Cameron represents something of an embarrassment for the modern Reformed establishment. On one hand, he was a Covenanting martyr. Further, he fully identified himself with the best of the Scottish Reformation. Therefore, if you disagree with Cameron you disagree with the essence of what it means to be Presbyterian. On the other hand, unfortunately for modern Reformed seminaries, Cameron advocated a theocratic republic based on Moses’ judicials.

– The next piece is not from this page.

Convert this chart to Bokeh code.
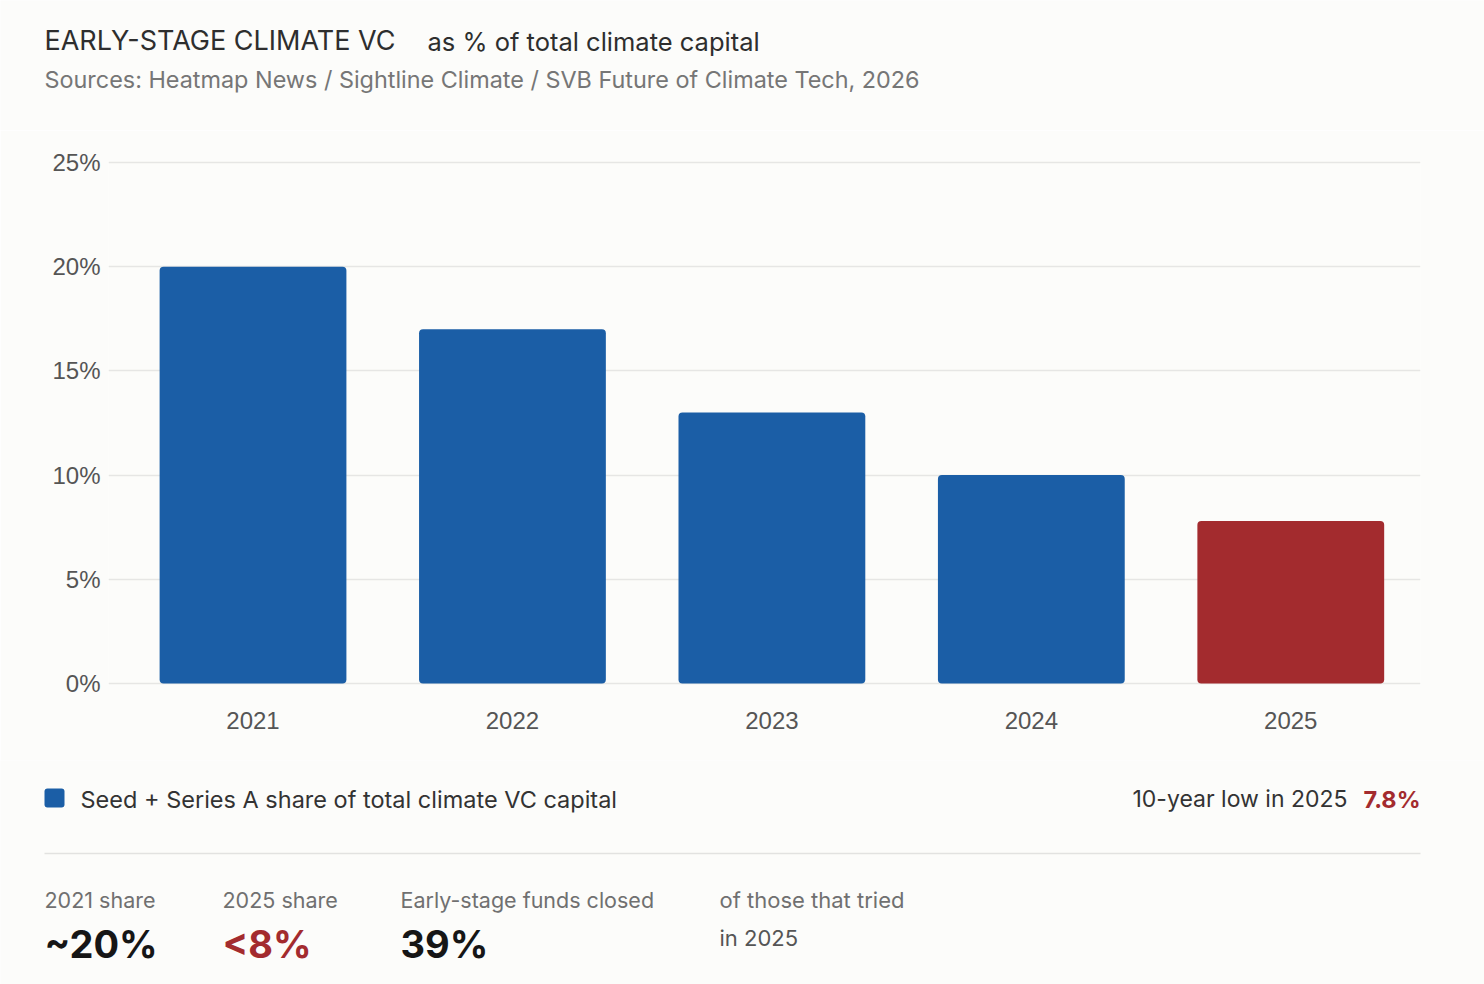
from bokeh.plotting import figure
from bokeh.layouts import column
from bokeh.models import ColumnDataSource, Range1d, FixedTicker
from bokeh.core.properties import value
from bokeh.embed import file_html
from bokeh.resources import INLINE

# ---- data ----
years = ["2021", "2022", "2023", "2024", "2025"]
shares = [20, 17, 13, 10, 7.8]
bar_colors = ["#1b5ea6", "#1b5ea6", "#1b5ea6", "#1b5ea6", "#a32b2e"]
y_ticks = [0, 5, 10, 15, 20, 25]
y_tick_labels = ["0%", "5%", "10%", "15%", "20%", "25%"]
legend_label = "Seed + Series A share of total climate VC capital"
title_main = "EARLY-STAGE CLIMATE VC"
title_sub = "as % of total climate capital"
sources = "Sources: Heatmap News / Sightline Climate / SVB Future of Climate Tech, 2026"
note_text = "10-year low in 2025"
note_value = "7.8%"
stat_labels = ["2021 share", "2025 share", "Early-stage funds closed"]
stat_values = ["~20%", "<8%", "39%"]
stat_colors = ["#161616", "#a32b2e", "#161616"]
stat_note = ["of those that tried", "in 2025"]

BG = "#fcfcfa"
BLUE = "#1b5ea6"
RED = "#a32b2e"
FONT = "Inter"
TICKFONT = "Liberation Sans"
W = 1484


def text_fig(height, y_top):
    f = figure(width=W, height=height, output_backend="svg", toolbar_location=None,
               x_range=Range1d(0, W), y_range=Range1d(y_top + height, y_top),
               x_axis_location=None, y_axis_location=None, frame_align=False,
               min_border=0, min_border_left=0, min_border_right=0,
               min_border_top=0, min_border_bottom=0)
    f.background_fill_color = BG
    f.border_fill_color = BG
    f.outline_line_color = None
    f.xgrid.visible = False
    f.ygrid.visible = False
    return f


def put(f, x, y, text, size, color, align="left", style="normal", font=FONT,
        text_color=None):
    px = float(size.replace("px", ""))
    ys = [v - 0.36 * px for v in y]
    f.text(x=x, y=ys, text=text, text_font=value(font), text_font_size=size,
           text_color=text_color if text_color is not None else color,
           text_align=align, text_baseline="alphabetic", text_font_style=style)


# ---- header ----
top = text_fig(130, 0)
put(top, [44], [50], [title_main], "27px", "#2e2e2e")
put(top, [427], [50], [title_sub], "25.5px", "#2e2e2e")
put(top, [44], [87], [sources], "23.4px", "#767676")

# ---- chart ----
p = figure(width=W, height=630, output_backend="svg", toolbar_location=None,
           x_range=Range1d(-0.557, 4.5), y_range=Range1d(-0.1, 25.1),
           frame_align=False,
           min_border_left=108, min_border_right=64,
           min_border_top=30, min_border_bottom=75)
p.background_fill_color = BG
p.border_fill_color = BG
p.outline_line_color = None

src = ColumnDataSource(dict(x=list(range(len(years))), top=shares, color=bar_colors))
bars = p.vbar(x="x", top="top", bottom=0, width=0.72, color="color", source=src,
              line_color=None, border_radius=4)

p.xaxis.ticker = FixedTicker(ticks=list(range(len(years))))
p.xaxis.major_label_overrides = {i: y for i, y in enumerate(years)}
p.yaxis.ticker = FixedTicker(ticks=y_ticks)
p.yaxis.major_label_overrides = {t: l for t, l in zip(y_ticks, y_tick_labels)}
for ax in (p.xaxis[0], p.yaxis[0]):
    ax.axis_line_color = None
    ax.major_tick_line_color = None
    ax.minor_tick_line_color = None
    ax.major_tick_in = 0
    ax.major_tick_out = 0
    ax.major_label_text_color = "#555555"
    ax.major_label_text_font = TICKFONT
    ax.major_label_text_font_size = "24px"
p.xaxis.major_label_standoff = 26
p.yaxis.major_label_standoff = 8
p.xgrid.grid_line_color = None
p.ygrid.grid_line_color = "#e6e6e4"
p.ygrid.grid_line_width = 1.5

# ---- footer ----
bot = text_fig(224, 760)
# legend swatch + label
bot.quad(left=[44], right=[64], top=[788], bottom=[807], fill_color=BLUE,
         line_color=None, border_radius=3)
put(bot, [80], [807], [legend_label], "23.5px", "#333333")

put(bot, [1347], [807], [note_text], "23px", "#333333", align="right")
put(bot, [1420], [807], [note_value], "23.5px", RED, align="right", style="bold")
bot.line(x=[44, 1420], y=[853, 853], line_color="#e2e2e0", line_width=1.5)

stat_x = [44, 222, 400]
put(bot, stat_x, [907] * 3, stat_labels, "21.5px", "#707070")
put(bot, stat_x, [957] * 3, stat_values, "38px", None, style="bold",
    text_color=stat_colors)
put(bot, [719], [907], [stat_note[0]], "22px", "#707070")
put(bot, [719], [945], [stat_note[1]], "22px", "#555555")

layout = column(top, p, bot, spacing=0)
open("out.html", "w").write(file_html(layout, INLINE))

Even worse for the bourgeoisie Reformed, Cameron’s very martyrdom is complicated by the fact that he had pistol and sword in hand when martyred! (Of course, this doesn’t bother me at all. I think it is awesome).  Even more embarrassing, Richard Cameron correctly prophecied many times: he prophecied the deaths of several specific sinners and he prophecied that a Stuart king would never again be crowned in Scotland; making the previous even more interesting, James II, while crowned in England, lost his crown before he came to Scotland!   Or maybe it was Cargill who prophecied that.  My point is the same).

So what should we do?

I am not uncritical of Cameron, though. I agree with his taking arms against thugs who happened to have been deputized by a foreign power. That is Lex, Rex plain and simple. Grant is correct, though, that Cameron had not thought out the issues as thoroughly as his friend Donald Cargill had. The Scottish Reformation championed the idea of armed resistance to a king. But it still saw the king as king. Disowning a king, however, runs very close to the Romanist concept of a pope deposing kings as he saw fit. Cameron could have justified his actions with far more powerful arguments by relying much more closely on Rutherford.

Should we, likewise, resist tyrannical rulers? Well, it depends. Our situation is not analagous to Cameron’s, though one suspects the we live in a secular Erastianism. Cameron was fully justified in resistance because by culture, tradition, and prior law he was bound to uphold the Covenants. We can’t exactly make that claim today. So what should we do? At the moment, nothing beyond a careful reading and application of Rutherford.